Please note that if you want the copy number variation analysis to be done, it is important that the control mapping supplied is a meaningful control for the sample being analyzed. Mapping of control samples for the CNV analysis can be done using the workflows described in Create QIAseq DNA CNV Control Mapping workflows.
A meaningful control must satisfy two conditions: (1) It must have a copy number status that it is meaningful for you to compare your sample against. For panels with targets on the X and Y chromosomes, the control and sample should be matched for gender. (2) The control read mapping must result from the same type of processing that will be applied to the sample. One way to achieve this is to process the control using the workflow (without providing a control mapping for the CNV detection component) and then to use the resulting UMI reads track as the control in subsequent workflow runs.

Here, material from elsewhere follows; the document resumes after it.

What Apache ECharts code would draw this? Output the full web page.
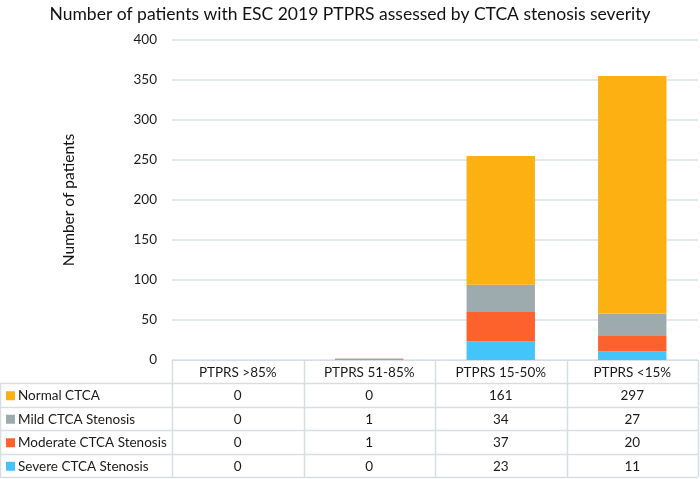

Figure 15.18: The Copy Number Variation Detection dialog. Here 3 control samples have been selected. In practice it is recommended to either use a matched control sample, or to use at least 5 control samples. Increasing the number of samples beyond this does not typically improve results.
The parameters for variant detection are not adjustable and have been set to generate an initial pool of all potential variants. These are then passed through a series of filters to remove variants that are suspected artifacts. Variants failing to meet the (adjustable) thresholds for quality, read direction bias, location (low frequency indels within homopolymer stretches), frequency or coverage would not be included in the filtered output.
Some filters only remove alternative alleles - and not reference alleles - as this potentially leads to wrong interpretation of variants by the VCF exporter where such variants could be misinterpreted as hemizygote when the reference allele is missing.
The frequency cutoff is the only open parameter in this workflow and the workflow can detect down to 1% variant frequency. Even when setting the frequency lower it will not output lower frequencies as the variant calling is initially done down to 1% by the variant caller in this workflow. Further adjustments needs to be done by opening a copy of the workflow.
Configure the result handling and in the last dialog, choose to Save the results of the workflow and specify a location in the Navigation Area.